# LNbank Vulnerability Recap

Last week, a critical vulnerability was identified in the LNbank plugin, which I developed as a plugin for BTCPay Server. This post aims to outline what transpired and steps I, as a maintainer of the plugin, and BTCPay Server team are taking to prevent similar occurrences in the future.

# What is LNbank?

LNbank, is a third-party plugin which allows an administrator of a BTCPay Server, to become custodian and allow users of their server to accept Lightning payments. In essence, LNbank is a custodian wallet system built on top of lightning. As the plugin description says, it enables an “Uncle Jim” mode for your family and friends.

# BTCPay Server plugin system

The Plugin system in BTCPay Server, allows third-party developers to develop and build features into the BTCPay Server without being burdened by the reviews of the core team and processes for the core software. This allows developers to innovate quicker, build out features that may not be planned in the current roadmap for BTCPay Server, and users to have access to personalized features, without being a bottleneck to the core software. The plugins don’t undergo the review by the core team and can be published by anyone.

# What happened?

Between December 7th, Thursday evening and December 8th Friday morning, two reports surfaced via BTCPay Server’s Mattermost and Telegram support channels. They pointed to an urgent security issue in LNbank.

Upon receiving these reports, I immediately began an investigation and was assisted by logs provided by the affected users. These logs uncovered that a malicious actor had actively exploited a flaw to withdraw amounts exceeding their LNbank wallet balance. This was achieved through issuing multiple concurrent payments/withdrawals. Due to timing discrepancies, these requests bypassed the wallet’s balance check, which, although had some safeguards around concurrent requests, were not enough.

Here’s the technical breakdown: if a new request was initiated before the previous withdrawal was recorded in the database, the subsequent balance check used outdated information. This loophole enabled the attacker to repeatedly withdraw their wallet balance, refilling and exploiting it several times, draining substantial liquidity from the Lightning node of a custodian server admin.

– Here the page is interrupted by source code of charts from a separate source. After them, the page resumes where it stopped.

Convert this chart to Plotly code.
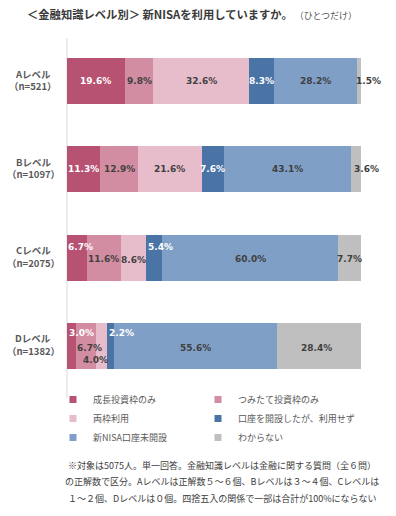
import plotly.graph_objects as go

# ---- data ----
levels = ["Aレベル", "Bレベル", "Cレベル", "Dレベル"]
sample_sizes = ["521", "1097", "2075", "1382"]
series_names = ["成長投資枠のみ", "つみたて投資枠のみ", "両枠利用",
                "口座を開設したが、利用せず", "新NISA口座未開設", "わからない"]
growth_only = [19.6, 11.3, 6.7, 3.0]
tsumitate_only = [9.8, 12.9, 11.6, 6.7]
both_used = [32.6, 21.6, 8.6, 4.0]
opened_unused = [8.3, 7.6, 5.4, 2.2]
not_opened = [28.2, 43.1, 60.0, 55.6]
unknown = [1.5, 3.6, 7.7, 28.4]

series_values = [growth_only, tsumitate_only, both_used, opened_unused, not_opened, unknown]

# ---- styles ----
colors = ["#B75273", "#D38DA2", "#E7BDCB", "#4A73A6", "#7F9FC7", "#BFBFBF"]
label_colors = ["white", "#404040", "#404040", "white", "#404040", "#404040"]
# per-label nudges (px) to avoid overlap, keyed by (series index, level index)
nudges = {
    (5, 0): (10, 0),
    (5, 1): (10, 0),
    (0, 2): (4, 11), (1, 2): (0, -1), (2, 2): (0, -2), (3, 2): (6, 11),
    (4, 2): (0, -1), (5, 2): (0, -1),
    (0, 3): (10, 13), (1, 3): (4, -2), (2, 3): (-6, -14), (3, 3): (11, 13),
    (4, 3): (0, -2), (5, 3): (-2, -2),
}

# page body adds an 8px offset; figure is sized to compensate
OFF = 8
W, H = 396 - OFF, 516 - OFF
PLOT_L, PLOT_R, PLOT_T, PLOT_B = 67 - OFF, 361 - OFF, 37 - OFF, 390 - OFF
ML, MR, MT, MB = PLOT_L, W - PLOT_R, PLOT_T, H - PLOT_B

pw = PLOT_R - PLOT_L
ph = PLOT_B - PLOT_T
def px_to_paper_x(px):
    return (px - OFF - PLOT_L) / pw
def px_to_paper_y(py):
    return (PLOT_B - (py - OFF)) / ph

fig = go.Figure()
for i, (name, vals, col) in enumerate(zip(series_names, series_values, colors)):
    fig.add_trace(go.Bar(
        y=levels, x=vals, name=name, orientation="h",
        marker=dict(color=col, line=dict(width=0)),
        showlegend=False, hoverinfo="x+name",
    ))
    # legend proxy with small square symbol (two legend columns)
    fig.add_trace(go.Scatter(
        x=[None], y=[None], mode="markers", name=name,
        marker=dict(symbol="square", size=7, color=col),
        showlegend=True, legend="legend" if i % 2 == 0 else "legend2",
    ))

annotations = []
for li, lev in enumerate(levels):
    cum = 0.0
    for si, vals in enumerate(series_values):
        v = vals[li]
        dx, dy = nudges.get((si, li), (0, 0))
        annotations.append(dict(
            x=cum + v / 2, y=lev, xref="x", yref="y",
            text=f"{v:.1f}%", showarrow=False,
            xshift=dx, yshift=dy,
            font=dict(family="DejaVu Sans", size=9, color=label_colors[si], weight="bold"),
        ))
        cum += v
    # category label (two lines)
    for txt, ys in ((f"<b>{lev}</b>", 7.5), (f"<b>（n={sample_sizes[li]}）</b>", -5)):
        annotations.append(dict(
            x=px_to_paper_x(33), y=lev, xref="paper", yref="y", yshift=ys,
            xanchor="center", yanchor="middle", align="center", showarrow=False,
            text=txt,
            font=dict(family="Noto Sans CJK JP", size=9.5, color="#595959"),
        ))

# title
annotations.append(dict(
    x=px_to_paper_x(25), y=px_to_paper_y(14), xref="paper", yref="paper",
    xanchor="left", yanchor="middle", showarrow=False,
    text="<b>＜金融知識レベル別＞ 新NISAを利用していますか。</b><span style='font-size:9px;color:#595959'> （ひとつだけ）</span>",
    font=dict(family="Noto Sans CJK JP", size=11.3, color="#3A3A3A"),
))

footnotes = [
    "※対象は5075人。単一回答。金融知識レベルは金融に関する質問（全６問）",
    "の正解数で区分。Aレベルは正解数５～６個、Bレベルは３～４個、Cレベルは",
    "１～２個、Dレベルは０個。四捨五入の関係で一部は合計が100%にならない",
]
for line, py in zip(footnotes, [465, 481.5, 498]):
    annotations.append(dict(
        x=px_to_paper_x(222), y=px_to_paper_y(py), xref="paper", yref="paper",
        xanchor="center", yanchor="middle", showarrow=False, text=line,
        font=dict(family="Noto Sans CJK JP", size=9, color="#404040"),
    ))

legend_common = dict(
    orientation="v", xanchor="left", yanchor="top", traceorder="normal",
    font=dict(family="Noto Sans CJK JP", size=9, color="#595959"),
    tracegroupgap=0, itemwidth=30, bgcolor="rgba(0,0,0,0)",
)

fig.update_layout(
    width=W, height=H,
    margin=dict(l=ML, r=MR, t=MT, b=MB, pad=0, autoexpand=False),
    paper_bgcolor="white", plot_bgcolor="white",
    barmode="stack", bargap=0.48,
    font=dict(family="Noto Sans CJK JP", color="#595959"),
    xaxis=dict(range=[0, 100], visible=False, fixedrange=True),
    yaxis=dict(
        autorange="reversed", showticklabels=False,
        ticks="", showgrid=False, showline=False, zeroline=False,
        automargin=False,
    ),
    legend=dict(x=px_to_paper_x(53), y=px_to_paper_y(385), **legend_common),
    legend2=dict(x=px_to_paper_x(198), y=px_to_paper_y(385), **legend_common),
    shapes=[dict(type="line", xref="paper", yref="paper", x0=0, x1=0,
                 y0=px_to_paper_y(398), y1=px_to_paper_y(38),
                 line=dict(color="#D9D9D9", width=1), layer="below")],
    annotations=annotations,
)

fig.write_html("out.html")
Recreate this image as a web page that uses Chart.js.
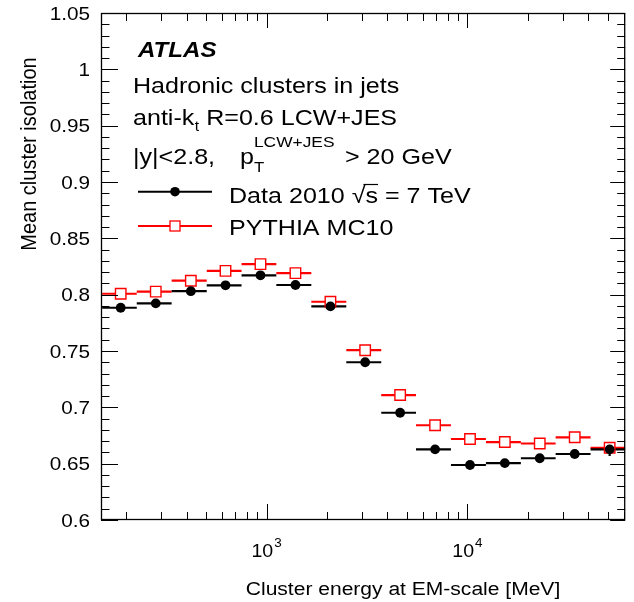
<!DOCTYPE html>
<html><head><meta charset="utf-8">
<script src="https://cdn.jsdelivr.net/npm/chart.js@4.4.1/dist/chart.umd.min.js"></script>
<style>html,body{margin:0;padding:0;background:#fff;} canvas{display:block;}</style>
</head><body>
<canvas id="c" width="634" height="602"></canvas>
<script>
// ---- data ----
const binCenters = [188, 281, 420, 625, 933, 1393, 2080, 3097, 4624, 6902, 10300, 15350, 22910, 34200, 51050];
const binEdges   = [152, 226, 337, 504, 751, 1119, 1671, 2495, 3724, 5546, 8279, 12360, 18450, 27480, 41020, 61240];
const dataIso    = [0.7884, 0.7923, 0.8031, 0.8083, 0.8172, 0.8086, 0.7896, 0.7400, 0.6952, 0.6627, 0.6488, 0.6505, 0.6548, 0.6586, 0.6627];
const dataErr    = [0.001, 0.001, 0.001, 0.001, 0.001, 0.001, 0.001, 0.001, 0.001, 0.001, 0.001, 0.001, 0.001, 0.002, 0.006];
const mcIso      = [0.8008, 0.8027, 0.8124, 0.8211, 0.8271, 0.8191, 0.7937, 0.7507, 0.7109, 0.6841, 0.6719, 0.6692, 0.6679, 0.6734, 0.6641];
const yTickValues = [0.6, 0.65, 0.7, 0.75, 0.8, 0.85, 0.9, 0.95, 1.0, 1.05];
const yTickLabels = ['0.6', '0.65', '0.7', '0.75', '0.8', '0.85', '0.9', '0.95', '1', '1.05'];
const xTickValues = [1000, 10000];
const xTickExponents = ['3', '4'];

const FONT = '"Liberation Sans", Arial, Helvetica, sans-serif';
const SX = 1.12;

function points(xs, ys) { return xs.map((x, i) => ({x: x, y: ys[i]})); }
function hBars(edges, ys) {
  const out = [];
  ys.forEach((v, i) => { out.push({x: edges[i], y: v}, {x: edges[i + 1], y: v}, {x: edges[i + 1], y: null}); });
  return out;
}
function vBars(xs, ys, es) {
  const out = [];
  ys.forEach((v, i) => { out.push({x: xs[i], y: v - es[i]}, {x: xs[i], y: v + es[i]}, {x: xs[i], y: null}); });
  return out;
}

function txt(ctx, s, x, y, size, opts) {
  opts = opts || {};
  ctx.save();
  ctx.font = (opts.style ? opts.style + ' ' : '') + size + 'px ' + FONT;
  ctx.fillStyle = '#000';
  ctx.translate(x, y);
  ctx.scale(SX, 1);
  if (opts.rot) ctx.rotate(opts.rot);
  ctx.textAlign = opts.align || 'left';
  ctx.textBaseline = 'alphabetic';
  ctx.fillText(s, 0, 0);
  const w = ctx.measureText(s).width * SX;
  ctx.restore();
  return w;
}
function seg(ctx, x1, y1, x2, y2) { ctx.beginPath(); ctx.moveTo(x1, y1); ctx.lineTo(x2, y2); ctx.stroke(); }

const decor = {
  id: 'decor',
  afterDraw(chart) {
    const {ctx, chartArea: a, scales: {x, y}} = chart;
    ctx.save();
    ctx.strokeStyle = '#000';
    // frame
    ctx.lineWidth = 1.3;
    ctx.strokeRect(a.left + 0.5, a.top + 0.5, a.right - a.left - 1, a.bottom - a.top - 1);
    ctx.lineWidth = 1;
    // y ticks (left & right)
    for (let i = 0; i <= 45; i++) {
      const py = Math.round(y.getPixelForValue(0.6 + i * 0.01)) + 0.5;
      const major = i % 5 === 0;
      seg(ctx, a.left, py, a.left + (major ? 17 : 8.5), py);
      seg(ctx, a.right, py, a.right - (major ? 15 : 8), py);
    }
    // x ticks (bottom & top)
    [100, 1000, 10000].forEach(dec => {
      for (let m = 1; m <= 9; m++) {
        const v = m * dec;
        if (v < x.min || v > x.max) continue;
        const px = Math.round(x.getPixelForValue(v)) + 0.5;
        const major = m === 1;
        seg(ctx, px, a.bottom, px, a.bottom - (major ? 16 : 8));
        seg(ctx, px, a.top, px, a.top + (major ? 15 : 8));
      }
    });
    // y tick labels
    yTickValues.forEach((v, i) => {
      const py = y.getPixelForValue(v);
      txt(ctx, yTickLabels[i], 90, py + 6.8, 18.5, {align: 'right'});
    });
    // x tick labels 10^n
    xTickValues.forEach((v, i) => {
      const px = x.getPixelForValue(v);
      ctx.font = '17.5px ' + FONT;
      const w1 = ctx.measureText('10').width * SX;
      ctx.font = '12px ' + FONT;
      const w2 = ctx.measureText(xTickExponents[i]).width * SX;
      const x0 = px - (w1 + 1 + w2) / 2;
      txt(ctx, '10', x0, 557, 17.5);
      txt(ctx, xTickExponents[i], x0 + w1 + 1, 547, 12);
    });
    // axis titles
    txt(ctx, 'Cluster energy at EM-scale [MeV]', 403, 595, 18.8, {align: 'center'});
    txt(ctx, 'Mean cluster isolation', 36, 154, 20, {align: 'center', rot: -Math.PI / 2});

    // annotations
    txt(ctx, 'ATLAS', 138, 57, 21.5, {style: 'italic bold'});
    txt(ctx, 'Hadronic clusters in jets', 133, 93, 22.4);
    let cx = 133;
    cx += txt(ctx, 'anti-k', cx, 125, 22.4);
    cx += txt(ctx, 't', cx + 0.5, 131, 14) + 0.5;
    txt(ctx, ' R=0.6 LCW+JES', cx, 125, 22.4);
    txt(ctx, '|y|<2.8,', 133, 164, 22.4);
    const pw = txt(ctx, 'p', 240, 164, 22.4);
    txt(ctx, 'T', 240 + pw, 172, 15);
    txt(ctx, 'LCW+JES', 240 + pw, 147, 15.5);
    txt(ctx, '> 20 GeV', 345, 164, 22.4);

    // legend
    ctx.lineWidth = 2;
    ctx.strokeStyle = '#000';
    seg(ctx, 138, 191.7, 212, 191.7);
    ctx.fillStyle = '#000';
    ctx.beginPath(); ctx.arc(175, 191.7, 4.8, 0, Math.PI * 2); ctx.fill();
    ctx.strokeStyle = '#ff0000';
    seg(ctx, 138, 226, 212, 226);
    ctx.fillStyle = '#fff';
    ctx.fillRect(170, 221, 10, 10);
    ctx.lineWidth = 1.3;
    ctx.strokeRect(170, 221, 10, 10);
    let lx = 229;
    lx += txt(ctx, 'Data 2010 ', lx, 203, 22.4);
    const rw = txt(ctx, '\u221A', lx, 203, 22.4);
    const sx0 = lx + rw * 0.85;
    lx += rw;
    const sw = txt(ctx, 's', lx, 203, 22.4);
    ctx.strokeStyle = '#000';
    ctx.lineWidth = 1.2;
    seg(ctx, sx0, 184.5, lx + sw, 184.5);
    lx += sw;
    txt(ctx, ' = 7 TeV', lx, 203, 22.4);
    txt(ctx, 'PYTHIA MC10', 229, 235, 22.4);
    ctx.restore();
  }
};

new Chart(document.getElementById('c'), {
  type: 'scatter',
  data: {
    datasets: [
      {label: 'Data 2010', data: points(binCenters, dataIso), pointStyle: 'circle', pointRadius: 4.9,
       pointBackgroundColor: '#000', pointBorderWidth: 0, showLine: false},
      {label: 'PYTHIA MC10', data: points(binCenters, mcIso), pointStyle: 'rect', pointRadius: 7.4,
       pointBackgroundColor: '#fff', pointBorderColor: '#ff0000', pointBorderWidth: 1.4, showLine: false},
      {label: 'Data bins', data: hBars(binEdges, dataIso).concat(vBars(binCenters, dataIso, dataErr)),
       showLine: true, spanGaps: false, borderColor: '#000', borderWidth: 2.2, pointRadius: 0},
      {label: 'MC bins', data: hBars(binEdges, mcIso),
       showLine: true, spanGaps: false, borderColor: '#ff0000', borderWidth: 2.2, pointRadius: 0}
    ]
  },
  options: {
    responsive: false,
    animation: false,
    devicePixelRatio: 1,
    events: [],
    layout: {padding: {left: 101, right: 6, top: 13, bottom: 82}},
    plugins: {legend: {display: false}, tooltip: {enabled: false}},
    scales: {
      x: {type: 'logarithmic', min: 150, max: 61000, display: false},
      y: {type: 'linear', min: 0.6, max: 1.05, display: false}
    }
  },
  plugins: [decor]
});
</script>
</body></html>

# Immediate response and version update

Recognizing the severity of the vulnerability, I released LNbank version 1.8.9 on Friday, December 8th afternoon, less than 24 hours after the report to address it. In BTCPay Server or LNBank plugin, there’s no user tracking, so we had to reach out to active users of our community chats that may be running an instance for other users. Assisted by a few other contributors and community members, we alerted these instances privately and then alerted users about the vulnerability through all our public channels, urging them to update immediately and prioritizing the protection of other users who may be impacted.

# Impact

Impacted are users using LNbank plugin versions older than 1.8.9, especially public servers, that allow anyone (including the malicious attacker) to register on their instance and execute the attack.

# Mitigation

If you’re using LNbank plugin <1.8.9 and have public registration opened to your server immediately update to 1.8.9 to mitigate the vulnerability.

# Future safeguards and enhancements

With regards to LNbank there were already plans to restrict the access to vetted users only, in the light of this event this feature will be prioritized. Prior to this incident work was already started to separate banks and offer hosts more fine-grained access control to them. The ability for plugins to have their own CI pipelines for testing is something we want to enable for BTCPay Server plugins as well, but it requires some more infrastructural work to make it happen.

The BTCPay Server core, recognized there are some improvements to be made as well:

  • Improving communication in case of critical vulnerabilities even further, potentially implementing RSS and enhancing our notification system to have the ability to alert users when a critical vulnerability is reported.
  • Ensuring users are aware of the potential dangers of using third-party plugins
  • Outlining dangers that come with opening up instances for public registrations, especially when hot wallets are in play.
  • Fine-graining user registration system and allowing better ways for admins to vet their users.
  • As part of the official roadmap, the biggest focus is introducing a cross-platform application that enables a seamless non-custodial Bitcoin and lightning experience, even on shared instances.

# Saying sorry

I feel sorry for every user of the plugin who was affected by this vulnerability and every sat lost. I am thankful for the user who provided the information to prevent further loss and helped debug this. In the discussions that came up after this vulnerability was announced, it turned out that there is also a case with severe loss. Up to now I haven’t addressed it publicly and I am also sorry for that.

Though I know this won’t make up for it I want everyone to know that I am very sorry about what happened. I don’t want to justify it in any way, yet to be realistic I know that these kind of things can happen. Nevertheless, I want this at least to be more than words and even though it will be more of a symbolic move than substantially helping with the loss, I’d like to do the following …

The LNbank plugin received around 500k sats in donations, at least that’s what I can roughly attribute to it. I will match and double it, so that there are 2.1M sats, which I’ll donate to those impacted. Everyone who feels like they got value out of LNbank can please also donate to that cause.